Stated exercise: Print, word for word, every line from the beginning of the listing up to and including the line with "3.60, 4.04, 4.50];". Pictures are to be excluded.

====== Data excerpt

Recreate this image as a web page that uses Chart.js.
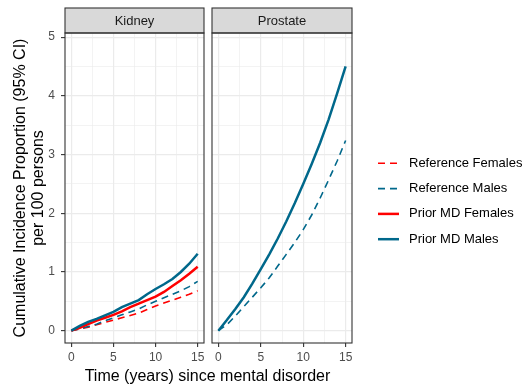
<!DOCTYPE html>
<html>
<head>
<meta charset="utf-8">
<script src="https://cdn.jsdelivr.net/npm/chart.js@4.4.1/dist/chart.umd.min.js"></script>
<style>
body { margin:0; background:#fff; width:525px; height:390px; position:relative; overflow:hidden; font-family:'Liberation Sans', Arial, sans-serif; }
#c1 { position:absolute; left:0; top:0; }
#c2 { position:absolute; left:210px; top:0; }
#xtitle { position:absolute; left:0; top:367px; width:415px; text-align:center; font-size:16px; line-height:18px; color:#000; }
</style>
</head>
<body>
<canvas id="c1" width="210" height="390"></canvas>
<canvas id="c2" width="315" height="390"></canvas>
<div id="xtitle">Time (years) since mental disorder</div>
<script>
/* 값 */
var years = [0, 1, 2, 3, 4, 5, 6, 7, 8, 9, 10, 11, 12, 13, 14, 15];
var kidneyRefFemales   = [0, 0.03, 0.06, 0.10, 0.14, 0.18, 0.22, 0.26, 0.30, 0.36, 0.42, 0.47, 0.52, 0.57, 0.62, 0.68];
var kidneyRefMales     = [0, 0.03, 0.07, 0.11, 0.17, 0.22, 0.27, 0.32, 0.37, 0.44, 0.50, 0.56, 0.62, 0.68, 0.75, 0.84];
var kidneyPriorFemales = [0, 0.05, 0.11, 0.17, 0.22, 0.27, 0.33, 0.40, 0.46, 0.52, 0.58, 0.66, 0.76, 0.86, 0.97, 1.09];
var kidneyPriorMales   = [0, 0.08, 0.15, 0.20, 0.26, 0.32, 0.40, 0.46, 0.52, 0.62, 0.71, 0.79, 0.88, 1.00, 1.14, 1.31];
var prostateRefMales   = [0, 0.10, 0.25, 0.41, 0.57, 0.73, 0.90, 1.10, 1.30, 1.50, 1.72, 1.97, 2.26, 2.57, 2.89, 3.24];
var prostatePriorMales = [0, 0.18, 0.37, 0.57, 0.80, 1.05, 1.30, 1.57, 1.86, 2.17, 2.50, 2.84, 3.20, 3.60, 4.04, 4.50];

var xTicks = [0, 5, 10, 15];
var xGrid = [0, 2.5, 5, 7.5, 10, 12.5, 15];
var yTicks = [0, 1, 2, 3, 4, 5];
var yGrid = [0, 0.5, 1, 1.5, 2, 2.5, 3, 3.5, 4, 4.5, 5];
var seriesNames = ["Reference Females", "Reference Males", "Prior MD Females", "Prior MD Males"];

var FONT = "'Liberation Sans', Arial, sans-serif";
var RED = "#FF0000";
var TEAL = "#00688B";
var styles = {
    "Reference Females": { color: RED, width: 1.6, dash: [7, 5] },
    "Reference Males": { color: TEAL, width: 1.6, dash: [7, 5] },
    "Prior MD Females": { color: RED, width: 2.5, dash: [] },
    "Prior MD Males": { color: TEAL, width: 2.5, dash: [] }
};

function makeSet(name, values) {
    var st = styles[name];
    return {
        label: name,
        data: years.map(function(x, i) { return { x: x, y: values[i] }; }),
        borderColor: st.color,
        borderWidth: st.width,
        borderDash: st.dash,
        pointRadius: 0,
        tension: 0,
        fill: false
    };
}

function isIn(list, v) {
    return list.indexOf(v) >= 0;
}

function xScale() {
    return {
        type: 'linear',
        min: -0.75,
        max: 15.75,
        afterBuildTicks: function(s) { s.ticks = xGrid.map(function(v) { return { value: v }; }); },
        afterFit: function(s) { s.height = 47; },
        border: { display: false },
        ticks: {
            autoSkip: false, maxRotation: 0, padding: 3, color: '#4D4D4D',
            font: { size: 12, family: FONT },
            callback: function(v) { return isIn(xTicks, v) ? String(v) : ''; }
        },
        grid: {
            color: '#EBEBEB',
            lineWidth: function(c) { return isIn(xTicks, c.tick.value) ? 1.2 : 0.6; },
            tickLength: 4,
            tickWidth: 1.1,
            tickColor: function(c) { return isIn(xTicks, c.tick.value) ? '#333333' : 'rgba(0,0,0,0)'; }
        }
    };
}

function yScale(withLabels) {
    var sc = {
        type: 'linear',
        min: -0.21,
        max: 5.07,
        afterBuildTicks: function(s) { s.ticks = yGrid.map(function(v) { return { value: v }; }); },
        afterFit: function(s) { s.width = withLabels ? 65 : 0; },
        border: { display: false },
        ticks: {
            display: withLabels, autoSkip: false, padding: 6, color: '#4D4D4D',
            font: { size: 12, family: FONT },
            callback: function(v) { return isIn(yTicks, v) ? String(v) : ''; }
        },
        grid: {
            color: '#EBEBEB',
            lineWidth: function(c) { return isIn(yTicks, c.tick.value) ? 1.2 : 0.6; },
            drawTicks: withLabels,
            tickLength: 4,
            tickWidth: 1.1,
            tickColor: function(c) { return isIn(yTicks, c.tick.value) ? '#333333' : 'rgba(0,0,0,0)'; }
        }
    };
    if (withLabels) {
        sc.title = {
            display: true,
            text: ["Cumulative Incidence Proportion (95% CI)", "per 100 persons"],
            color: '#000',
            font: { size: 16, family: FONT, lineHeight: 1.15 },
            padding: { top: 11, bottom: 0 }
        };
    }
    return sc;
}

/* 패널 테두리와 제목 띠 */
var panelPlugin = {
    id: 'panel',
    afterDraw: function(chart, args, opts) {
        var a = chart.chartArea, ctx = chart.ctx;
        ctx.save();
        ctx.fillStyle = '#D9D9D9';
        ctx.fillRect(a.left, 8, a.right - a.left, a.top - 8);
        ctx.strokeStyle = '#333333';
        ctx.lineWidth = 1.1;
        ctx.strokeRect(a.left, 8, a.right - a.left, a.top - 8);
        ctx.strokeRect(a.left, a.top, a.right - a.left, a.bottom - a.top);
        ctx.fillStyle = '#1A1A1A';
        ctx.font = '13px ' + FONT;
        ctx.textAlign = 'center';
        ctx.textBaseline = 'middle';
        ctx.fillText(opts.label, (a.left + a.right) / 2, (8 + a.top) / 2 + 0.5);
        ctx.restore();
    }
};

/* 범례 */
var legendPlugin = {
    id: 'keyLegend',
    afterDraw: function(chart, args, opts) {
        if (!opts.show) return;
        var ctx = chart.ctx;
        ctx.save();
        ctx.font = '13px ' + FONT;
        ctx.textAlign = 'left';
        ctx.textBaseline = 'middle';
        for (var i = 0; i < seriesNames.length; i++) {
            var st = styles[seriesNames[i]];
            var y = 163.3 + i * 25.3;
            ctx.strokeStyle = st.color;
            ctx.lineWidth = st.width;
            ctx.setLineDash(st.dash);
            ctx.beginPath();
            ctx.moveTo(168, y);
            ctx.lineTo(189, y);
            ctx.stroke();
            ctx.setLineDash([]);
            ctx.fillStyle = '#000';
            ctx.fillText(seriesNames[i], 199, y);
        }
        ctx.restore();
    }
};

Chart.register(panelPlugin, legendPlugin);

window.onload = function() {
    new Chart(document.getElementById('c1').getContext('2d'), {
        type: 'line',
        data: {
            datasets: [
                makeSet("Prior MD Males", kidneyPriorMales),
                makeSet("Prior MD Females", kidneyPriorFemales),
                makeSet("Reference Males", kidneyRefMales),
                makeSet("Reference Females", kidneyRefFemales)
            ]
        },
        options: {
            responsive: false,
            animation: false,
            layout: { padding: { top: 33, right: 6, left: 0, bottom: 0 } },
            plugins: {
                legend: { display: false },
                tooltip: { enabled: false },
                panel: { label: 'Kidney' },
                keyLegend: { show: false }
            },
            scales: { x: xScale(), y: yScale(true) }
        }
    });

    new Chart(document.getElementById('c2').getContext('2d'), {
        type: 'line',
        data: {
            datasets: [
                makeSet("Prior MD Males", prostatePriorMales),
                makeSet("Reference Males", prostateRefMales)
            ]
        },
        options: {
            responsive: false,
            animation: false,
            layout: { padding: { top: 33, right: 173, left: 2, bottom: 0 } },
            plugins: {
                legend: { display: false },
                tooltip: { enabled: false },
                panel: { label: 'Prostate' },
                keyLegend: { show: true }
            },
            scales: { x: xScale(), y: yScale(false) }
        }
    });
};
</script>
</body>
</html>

============

Response to the task:
Recreate this image as a web page that uses Chart.js.
<!DOCTYPE html>
<html>
<head>
<meta charset="utf-8">
<script src="https://cdn.jsdelivr.net/npm/chart.js@4.4.1/dist/chart.umd.min.js"></script>
<style>
body { margin:0; background:#fff; width:525px; height:390px; position:relative; overflow:hidden; font-family:'Liberation Sans', Arial, sans-serif; }
#c1 { position:absolute; left:0; top:0; }
#c2 { position:absolute; left:210px; top:0; }
#xtitle { position:absolute; left:0; top:367px; width:415px; text-align:center; font-size:16px; line-height:18px; color:#000; }
</style>
</head>
<body>
<canvas id="c1" width="210" height="390"></canvas>
<canvas id="c2" width="315" height="390"></canvas>
<div id="xtitle">Time (years) since mental disorder</div>
<script>
/* 값 */
var years = [0, 1, 2, 3, 4, 5, 6, 7, 8, 9, 10, 11, 12, 13, 14, 15];
var kidneyRefFemales   = [0, 0.03, 0.06, 0.10, 0.14, 0.18, 0.22, 0.26, 0.30, 0.36, 0.42, 0.47, 0.52, 0.57, 0.62, 0.68];
var kidneyRefMales     = [0, 0.03, 0.07, 0.11, 0.17, 0.22, 0.27, 0.32, 0.37, 0.44, 0.50, 0.56, 0.62, 0.68, 0.75, 0.84];
var kidneyPriorFemales = [0, 0.05, 0.11, 0.17, 0.22, 0.27, 0.33, 0.40, 0.46, 0.52, 0.58, 0.66, 0.76, 0.86, 0.97, 1.09];
var kidneyPriorMales   = [0, 0.08, 0.15, 0.20, 0.26, 0.32, 0.40, 0.46, 0.52, 0.62, 0.71, 0.79, 0.88, 1.00, 1.14, 1.31];
var prostateRefMales   = [0, 0.10, 0.25, 0.41, 0.57, 0.73, 0.90, 1.10, 1.30, 1.50, 1.72, 1.97, 2.26, 2.57, 2.89, 3.24];
var prostatePriorMales = [0, 0.18, 0.37, 0.57, 0.80, 1.05, 1.30, 1.57, 1.86, 2.17, 2.50, 2.84, 3.20, 3.60, 4.04, 4.50];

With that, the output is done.